La presse aux ordres a monté toute une campagne pour expliquer que cette rencontre était une nécessité (évidence) et qu’elle comportait un risque (truisme) compte tenu de l’inexpérience de Trump dans le domaine des contacts internationaux. Personne n’a mis en doute la nécessité d’un tel sommet et personne ne l’envisagea sans aucun risque. La presse aux ordres découvrit la lune mais c’était pour bien souligner que tous les conseillers de la Maison Blanche avaient vécu quelques journées d’angoisse avant le départ pour l’Europe. Une atmosphère minutieusement décrite qui servit à amplifier l’orchestration générale visant à déstabiliser le président. Est-il de taille à affronter Poutine ? A-t-il tous les dossiers en tête ? Ne va-t-il pas être emporté par son impulsion ? On nous décrivit Trump comme un homme vulnérable, prêt à exploser à la moindre secousse, alors qu’il a montré au cours de sa première tournée internationale au mois de mai qu’il savait de plus en plus se maîtriser.

En l’absence d’accords majeurs à signer, Trump et Poutine devaient se borner à étaler leurs atouts afin d’accorder un minimum de concessions. Qu’avaient-ils en tête, l’un et l’autre, comme sujets importants à débattre ? Trump voulait reprocher à son homologue ses ambitions annexionnistes en Ukraine et en Crimée, tandis que Poutine se promit de demander à son interlocuteur la levée des sanctions économiques dont souffre la Russie depuis qu’Obama décida de la punir pour ses aventures guerrières.

Il était question également que le Russe tente de persuader l’Américain de revenir sur la saisie ordonnée par le même Obama de deux parcs d’attractions appartenant à la Fédération, l’un situé dans l’Etat de New York, l’autre dans l’Etat du Maryland. Une saisie pour punir le Kremlin, cette fois pour avoir interféré dans l’élection présidentielle américaine de novembre 2016. On a sans doute parlé de cette interférence pour permettre à Poutine de la nier et à Trump de la minimiser : sa victoire doit rester sans tache, c’est-à-dire sans aide extérieure.

La Syrie, bien sûr, a dû être au centre des discussions. C’est par excellence le sujet brûlant. L’essentiel de la discorde concerne l’avenir du président Assad.
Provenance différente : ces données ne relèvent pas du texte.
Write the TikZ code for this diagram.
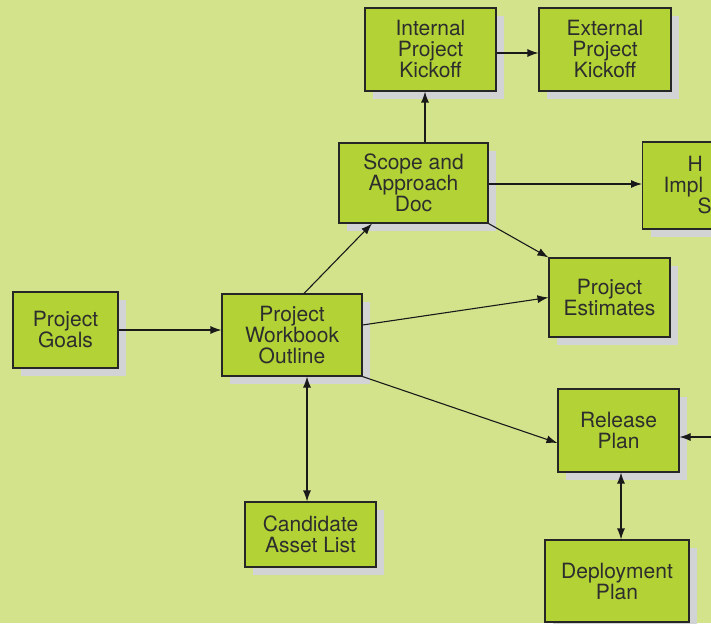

Trump le voit condamné ; Poutine le veut conforté. A terme, Assad devra passer la main pour une restructuration durable de son pays. Mais quand ? Question de circonstances. Trump, ayant moins d’intérêts directs à défendre sur place, est plus pressé d’en finir. Poutine, ayant investi dans la région (bases militaires permanentes), est plus enclin à gagner du temps. On devait également aborder le problème des zones tampons, les risques de collisions aériennes. Trump a dû exiger de son interlocuteur qu’il empêche Assad d’utiliser ses obus chimiques contre des civils. A-t-il été aussi résolu lorsque l’on ouvrit le dossier de la Corée du Nord ? Sans doute pas. Le président chinois Xi vient de faire comprendre à Trump qu’il ne pouvait rien contre les missiles nucléaires de Kim. Poutine serait-il capable de jouer un rôle dans la péninsule ? La question reste en suspens. Les deux grands ont dû rencontrer à cette occasion leur talon d’Achille.